Our culture stands in stark contrast to this approach, and many voices acculturated to the dominant Western paradigm will certainly be quick to dismiss the championing of such practices as superstition, cultural fetishization, and the unscientific placebo of antiquated savages. But in this dismissal and demonization, I submit that we lose a gift that our failing culture sorely needs. We seek to conquer nature, and subdue weakness, and solve addiction via eradication. But what’s lost in this mad dance is that tobacco, and nature or our bodies in general, is not simply an object to be used. Rather, it is a sacred plant – for some cultures, the most sacred – that has been employed reverentially and with respect for thousands of years. This is to say that tobacco, far from being a demon, has the capacity to carry and transmit sanctity and a devotion to the deeper mystery and meaning of our lives.

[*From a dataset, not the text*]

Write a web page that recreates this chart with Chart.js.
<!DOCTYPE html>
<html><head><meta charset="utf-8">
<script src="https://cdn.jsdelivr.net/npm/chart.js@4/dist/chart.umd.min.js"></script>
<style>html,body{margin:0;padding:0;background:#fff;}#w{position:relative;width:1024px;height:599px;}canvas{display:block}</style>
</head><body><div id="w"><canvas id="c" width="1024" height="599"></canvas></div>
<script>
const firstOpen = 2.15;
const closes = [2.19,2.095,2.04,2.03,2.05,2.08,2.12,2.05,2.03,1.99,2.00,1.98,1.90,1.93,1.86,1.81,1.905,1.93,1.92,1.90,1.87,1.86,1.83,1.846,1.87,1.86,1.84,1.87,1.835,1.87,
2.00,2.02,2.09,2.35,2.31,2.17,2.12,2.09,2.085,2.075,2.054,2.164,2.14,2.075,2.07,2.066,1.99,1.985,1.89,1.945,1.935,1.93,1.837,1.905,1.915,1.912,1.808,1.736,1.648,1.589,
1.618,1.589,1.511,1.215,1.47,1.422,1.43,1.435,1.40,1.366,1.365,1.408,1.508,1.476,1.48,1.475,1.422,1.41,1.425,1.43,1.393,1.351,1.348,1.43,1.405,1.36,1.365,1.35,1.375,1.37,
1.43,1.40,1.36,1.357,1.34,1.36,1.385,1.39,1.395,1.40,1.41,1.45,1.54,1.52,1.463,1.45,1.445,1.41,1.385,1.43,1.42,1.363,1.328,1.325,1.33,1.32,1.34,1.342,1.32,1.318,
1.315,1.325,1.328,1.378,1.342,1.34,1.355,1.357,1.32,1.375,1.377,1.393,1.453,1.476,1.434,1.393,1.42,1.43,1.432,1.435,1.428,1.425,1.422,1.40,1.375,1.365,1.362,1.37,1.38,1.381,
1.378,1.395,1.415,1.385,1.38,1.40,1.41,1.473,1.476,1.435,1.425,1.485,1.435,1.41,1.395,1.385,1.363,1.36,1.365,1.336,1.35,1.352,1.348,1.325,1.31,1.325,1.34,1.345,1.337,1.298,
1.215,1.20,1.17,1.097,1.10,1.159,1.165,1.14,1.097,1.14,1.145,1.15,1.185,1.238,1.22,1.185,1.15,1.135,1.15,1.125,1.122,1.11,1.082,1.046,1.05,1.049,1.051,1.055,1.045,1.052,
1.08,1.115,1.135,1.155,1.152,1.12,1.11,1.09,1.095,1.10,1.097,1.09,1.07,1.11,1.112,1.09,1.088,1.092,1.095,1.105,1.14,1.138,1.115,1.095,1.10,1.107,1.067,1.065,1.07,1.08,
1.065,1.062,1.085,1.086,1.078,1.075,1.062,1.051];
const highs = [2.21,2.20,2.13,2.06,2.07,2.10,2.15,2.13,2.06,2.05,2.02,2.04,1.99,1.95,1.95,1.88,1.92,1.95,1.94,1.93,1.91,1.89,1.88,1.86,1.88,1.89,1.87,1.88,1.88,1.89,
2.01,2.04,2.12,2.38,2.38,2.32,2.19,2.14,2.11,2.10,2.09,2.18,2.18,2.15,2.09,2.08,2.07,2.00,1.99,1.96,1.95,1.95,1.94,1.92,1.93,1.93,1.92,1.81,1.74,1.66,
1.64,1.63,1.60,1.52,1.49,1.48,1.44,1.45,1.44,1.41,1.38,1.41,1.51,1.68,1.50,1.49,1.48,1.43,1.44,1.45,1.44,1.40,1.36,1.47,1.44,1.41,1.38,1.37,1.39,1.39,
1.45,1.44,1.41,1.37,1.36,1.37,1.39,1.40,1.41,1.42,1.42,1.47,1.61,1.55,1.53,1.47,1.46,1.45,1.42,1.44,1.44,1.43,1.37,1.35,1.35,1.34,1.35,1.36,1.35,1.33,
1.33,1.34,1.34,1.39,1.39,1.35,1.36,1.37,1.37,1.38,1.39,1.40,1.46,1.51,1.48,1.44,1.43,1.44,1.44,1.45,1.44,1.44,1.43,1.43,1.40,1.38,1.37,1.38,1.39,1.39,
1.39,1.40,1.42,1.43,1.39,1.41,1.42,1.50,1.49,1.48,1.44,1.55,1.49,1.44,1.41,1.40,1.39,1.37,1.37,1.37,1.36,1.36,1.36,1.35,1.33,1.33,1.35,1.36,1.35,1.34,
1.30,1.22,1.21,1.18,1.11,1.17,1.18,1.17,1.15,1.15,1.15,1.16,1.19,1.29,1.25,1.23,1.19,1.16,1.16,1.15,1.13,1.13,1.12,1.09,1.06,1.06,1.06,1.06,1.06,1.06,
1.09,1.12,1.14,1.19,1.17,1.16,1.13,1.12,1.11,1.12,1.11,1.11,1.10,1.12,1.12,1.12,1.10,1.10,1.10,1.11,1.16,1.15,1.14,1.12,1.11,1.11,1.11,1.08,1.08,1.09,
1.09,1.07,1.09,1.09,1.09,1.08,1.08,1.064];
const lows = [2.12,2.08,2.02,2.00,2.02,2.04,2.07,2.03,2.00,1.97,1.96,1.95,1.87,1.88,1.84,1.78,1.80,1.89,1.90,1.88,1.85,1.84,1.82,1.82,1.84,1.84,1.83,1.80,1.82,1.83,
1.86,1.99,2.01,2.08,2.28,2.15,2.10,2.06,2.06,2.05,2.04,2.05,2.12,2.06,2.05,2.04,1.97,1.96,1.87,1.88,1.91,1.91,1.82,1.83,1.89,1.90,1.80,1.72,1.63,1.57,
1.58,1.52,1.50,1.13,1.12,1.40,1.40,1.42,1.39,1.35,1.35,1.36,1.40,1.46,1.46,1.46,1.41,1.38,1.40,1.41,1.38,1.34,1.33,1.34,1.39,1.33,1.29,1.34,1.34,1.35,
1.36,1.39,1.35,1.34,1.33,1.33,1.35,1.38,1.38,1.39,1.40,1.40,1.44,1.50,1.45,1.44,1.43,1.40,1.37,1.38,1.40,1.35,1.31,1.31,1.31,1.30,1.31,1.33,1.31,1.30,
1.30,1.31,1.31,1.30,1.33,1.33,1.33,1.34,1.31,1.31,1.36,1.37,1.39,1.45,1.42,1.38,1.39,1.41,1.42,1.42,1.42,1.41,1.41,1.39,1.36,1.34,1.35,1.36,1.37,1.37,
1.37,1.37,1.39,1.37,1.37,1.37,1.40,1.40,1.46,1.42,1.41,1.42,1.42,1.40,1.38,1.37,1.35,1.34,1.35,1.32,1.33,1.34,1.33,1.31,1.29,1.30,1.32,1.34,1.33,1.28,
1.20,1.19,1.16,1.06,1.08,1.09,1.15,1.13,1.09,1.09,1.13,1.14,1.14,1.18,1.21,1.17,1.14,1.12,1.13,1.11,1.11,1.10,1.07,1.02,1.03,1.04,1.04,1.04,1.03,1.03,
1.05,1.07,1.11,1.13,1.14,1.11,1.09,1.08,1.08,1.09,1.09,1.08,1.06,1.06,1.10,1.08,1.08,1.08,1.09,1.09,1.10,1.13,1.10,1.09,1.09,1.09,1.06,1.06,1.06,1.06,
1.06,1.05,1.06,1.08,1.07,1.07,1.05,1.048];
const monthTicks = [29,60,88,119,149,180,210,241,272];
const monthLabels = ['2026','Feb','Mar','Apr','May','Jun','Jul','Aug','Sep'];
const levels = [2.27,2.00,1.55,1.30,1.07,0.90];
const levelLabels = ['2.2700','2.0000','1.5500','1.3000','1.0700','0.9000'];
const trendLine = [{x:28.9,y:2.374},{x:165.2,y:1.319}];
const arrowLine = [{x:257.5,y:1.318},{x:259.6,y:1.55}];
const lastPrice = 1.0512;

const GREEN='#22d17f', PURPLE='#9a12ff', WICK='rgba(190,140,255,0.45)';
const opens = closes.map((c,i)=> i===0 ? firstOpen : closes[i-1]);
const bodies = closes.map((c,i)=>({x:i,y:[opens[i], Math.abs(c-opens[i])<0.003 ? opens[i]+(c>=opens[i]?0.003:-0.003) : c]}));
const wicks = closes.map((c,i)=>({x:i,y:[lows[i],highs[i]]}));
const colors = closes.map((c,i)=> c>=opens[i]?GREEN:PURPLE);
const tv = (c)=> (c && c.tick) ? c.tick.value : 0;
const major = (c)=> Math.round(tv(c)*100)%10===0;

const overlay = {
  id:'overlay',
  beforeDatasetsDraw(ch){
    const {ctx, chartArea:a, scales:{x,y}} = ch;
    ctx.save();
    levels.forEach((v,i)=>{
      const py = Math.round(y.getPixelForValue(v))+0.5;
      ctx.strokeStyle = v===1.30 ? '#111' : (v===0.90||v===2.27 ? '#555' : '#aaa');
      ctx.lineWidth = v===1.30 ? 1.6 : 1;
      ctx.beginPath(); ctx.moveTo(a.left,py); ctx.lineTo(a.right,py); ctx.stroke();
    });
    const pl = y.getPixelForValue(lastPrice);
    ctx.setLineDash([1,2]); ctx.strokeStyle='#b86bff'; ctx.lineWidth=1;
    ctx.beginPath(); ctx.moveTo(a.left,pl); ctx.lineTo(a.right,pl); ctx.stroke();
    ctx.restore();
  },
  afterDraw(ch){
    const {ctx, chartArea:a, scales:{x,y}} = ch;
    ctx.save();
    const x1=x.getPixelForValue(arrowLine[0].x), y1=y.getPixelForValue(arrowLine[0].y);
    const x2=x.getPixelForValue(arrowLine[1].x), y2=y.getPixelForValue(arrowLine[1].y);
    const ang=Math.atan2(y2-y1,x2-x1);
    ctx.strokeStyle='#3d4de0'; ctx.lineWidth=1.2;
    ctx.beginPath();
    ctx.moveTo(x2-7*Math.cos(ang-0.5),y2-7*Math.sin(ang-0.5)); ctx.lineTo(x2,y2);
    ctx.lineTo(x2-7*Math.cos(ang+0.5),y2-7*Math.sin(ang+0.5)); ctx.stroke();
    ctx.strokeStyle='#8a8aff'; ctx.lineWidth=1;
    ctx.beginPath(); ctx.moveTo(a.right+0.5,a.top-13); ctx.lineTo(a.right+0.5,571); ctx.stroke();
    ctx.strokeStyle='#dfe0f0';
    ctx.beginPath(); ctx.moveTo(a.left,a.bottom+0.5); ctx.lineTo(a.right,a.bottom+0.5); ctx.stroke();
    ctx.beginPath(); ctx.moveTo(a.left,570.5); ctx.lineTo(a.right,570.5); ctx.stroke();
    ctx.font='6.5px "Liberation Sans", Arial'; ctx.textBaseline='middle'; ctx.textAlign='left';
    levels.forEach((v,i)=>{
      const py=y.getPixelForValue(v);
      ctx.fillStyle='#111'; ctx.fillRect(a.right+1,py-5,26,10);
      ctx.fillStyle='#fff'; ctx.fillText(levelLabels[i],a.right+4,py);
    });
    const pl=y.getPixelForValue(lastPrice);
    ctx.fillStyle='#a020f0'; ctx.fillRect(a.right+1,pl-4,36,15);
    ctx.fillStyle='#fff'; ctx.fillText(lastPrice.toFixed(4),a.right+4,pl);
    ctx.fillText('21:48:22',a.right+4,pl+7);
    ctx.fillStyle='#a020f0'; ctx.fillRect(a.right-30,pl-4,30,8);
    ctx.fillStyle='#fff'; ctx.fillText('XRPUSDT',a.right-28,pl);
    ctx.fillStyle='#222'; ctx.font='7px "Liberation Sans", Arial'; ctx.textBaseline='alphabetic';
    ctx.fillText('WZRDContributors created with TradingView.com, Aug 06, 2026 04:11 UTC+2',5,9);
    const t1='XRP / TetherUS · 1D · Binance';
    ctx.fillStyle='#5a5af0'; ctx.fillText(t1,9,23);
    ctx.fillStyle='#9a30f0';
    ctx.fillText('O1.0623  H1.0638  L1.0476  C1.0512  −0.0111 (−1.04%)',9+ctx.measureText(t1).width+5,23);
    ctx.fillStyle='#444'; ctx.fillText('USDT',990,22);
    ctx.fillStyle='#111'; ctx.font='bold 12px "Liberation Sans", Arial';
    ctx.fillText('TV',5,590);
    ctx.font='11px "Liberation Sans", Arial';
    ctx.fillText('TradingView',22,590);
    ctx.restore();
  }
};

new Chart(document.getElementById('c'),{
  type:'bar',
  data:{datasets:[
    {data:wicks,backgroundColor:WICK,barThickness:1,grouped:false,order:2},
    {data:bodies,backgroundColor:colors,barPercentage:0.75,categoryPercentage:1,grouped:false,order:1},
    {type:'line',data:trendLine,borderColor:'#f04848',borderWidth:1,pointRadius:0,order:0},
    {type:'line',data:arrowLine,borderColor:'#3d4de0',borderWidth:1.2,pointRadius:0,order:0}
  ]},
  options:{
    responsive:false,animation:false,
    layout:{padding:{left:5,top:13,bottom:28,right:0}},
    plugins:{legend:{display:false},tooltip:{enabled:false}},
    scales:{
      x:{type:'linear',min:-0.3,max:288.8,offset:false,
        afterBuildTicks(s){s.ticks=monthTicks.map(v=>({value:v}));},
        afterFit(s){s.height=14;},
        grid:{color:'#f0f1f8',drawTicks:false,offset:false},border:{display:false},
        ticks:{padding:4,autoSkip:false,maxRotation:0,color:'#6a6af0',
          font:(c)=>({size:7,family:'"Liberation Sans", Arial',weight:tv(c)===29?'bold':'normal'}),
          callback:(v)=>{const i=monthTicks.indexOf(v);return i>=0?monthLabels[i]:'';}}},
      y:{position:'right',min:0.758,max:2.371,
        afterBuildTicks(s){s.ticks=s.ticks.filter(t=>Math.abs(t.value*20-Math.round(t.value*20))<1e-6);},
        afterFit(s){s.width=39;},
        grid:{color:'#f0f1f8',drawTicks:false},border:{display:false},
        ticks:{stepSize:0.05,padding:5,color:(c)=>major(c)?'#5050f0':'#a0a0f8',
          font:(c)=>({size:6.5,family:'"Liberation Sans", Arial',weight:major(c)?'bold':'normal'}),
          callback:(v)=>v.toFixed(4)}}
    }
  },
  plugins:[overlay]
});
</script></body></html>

This is not to say that we should chain-smoke, or that there isn’t a deep value to physical health and an importance to its public encouragement. This is not a nihilist trope, or an invocation of hedonism that fulfills itself in folly. It is also not a dismissal of the ravages of addiction, which are exceedingly painful and real and are themselves the outgrowth of the trauma and despair that emerge from disconnected cultures. There are a diverse range of ways to have a healthy relationship with tobacco, not the least of which is abstaining entirely from its use.
However, there are other ways to work with tobacco, ways that reflect a more balanced, compassionate, and ultimately sustainable lifestyle. By forming a working relationship with tobacco, we can find our way back into the world. Tobacco, as traditionally prepared, is a detoxifier and a messenger. It can be soaked and drank, powdered and snorted, offered and prayed with. A connected relationship with tobacco, and the natural world that follows, is not a matter of consumption. Rather, it is a matter of prayer. It is the initiation and renewal of a relationship with the mystery that binds us all.

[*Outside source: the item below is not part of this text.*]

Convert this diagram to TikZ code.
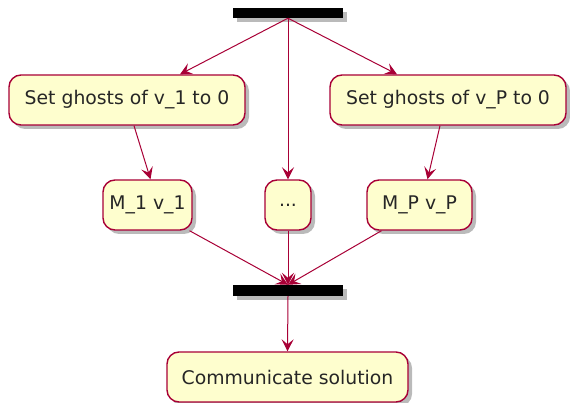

Health will always be one of the deepest values of life. But true health – soul health – cannot be judged on the rubric of purity. It cannot be judged based on the length of one’s lifespan. Indeed, to do so would be to corrupt our understanding of what health truly means. While terms like sacredness and spirituality can quickly, in our day and age, seem shallow, I’d like to suggest here that there is such a thing as the sacred, and that the sacred is intimately intertwined with our health. The sacred is not a transcendental ether, but rather a quality of relationship that we cultivate with the mystery of the world, both without and within the depths of our very soul.

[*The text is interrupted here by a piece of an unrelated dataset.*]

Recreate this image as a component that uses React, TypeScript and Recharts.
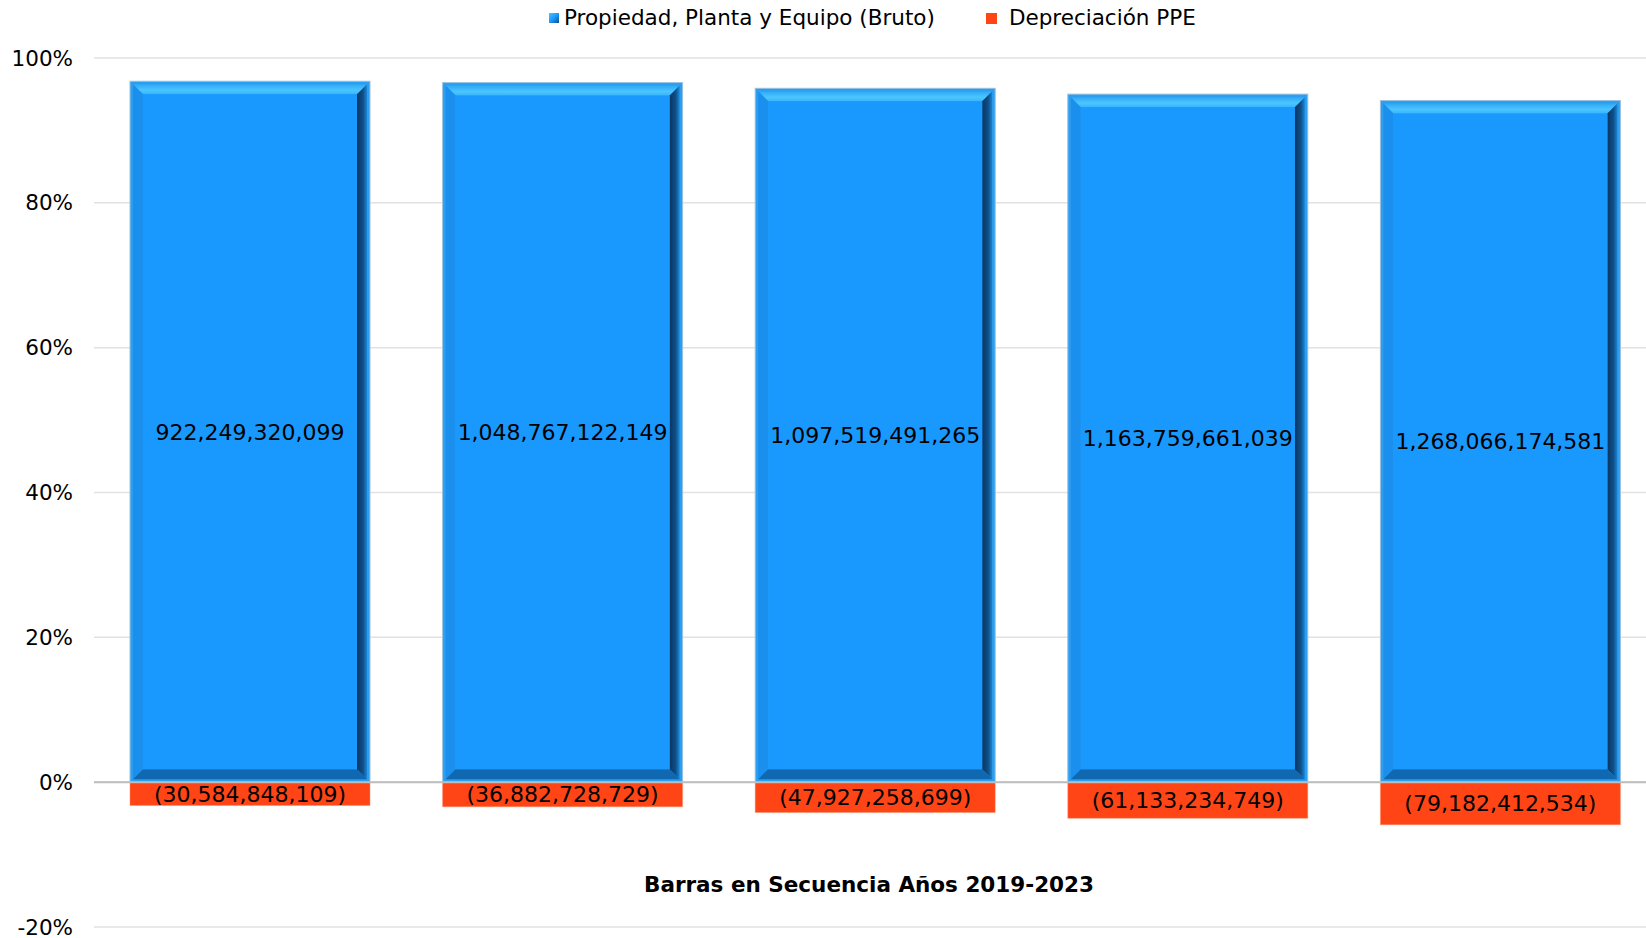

Soul health, in one sense, is the product of initiations that open us to the profound fragility and fleeting nature of life. This fragility, however, should not solely inspire us to seek preservation, but rather to fully embrace and dive into the passing moments we have against vast odds been granted. Tobacco, in a prayerful sense, is an invitation into this world, this world that lies a level deeper. It is an initiation, across a threshold our culture avoids, into a world of wholeness and complexity, beyond the superficial pursuits and comprehensions of the day. It is a way of being “taken up” by the world. If a drag of a cigarette, or a pinch of a prayer, helps in that full-throated expression of our soul’s spark, it must be said to serve honorably a profound and beautiful purpose. More than physical health, more than living forever, this is what we most need to rediscover in our time.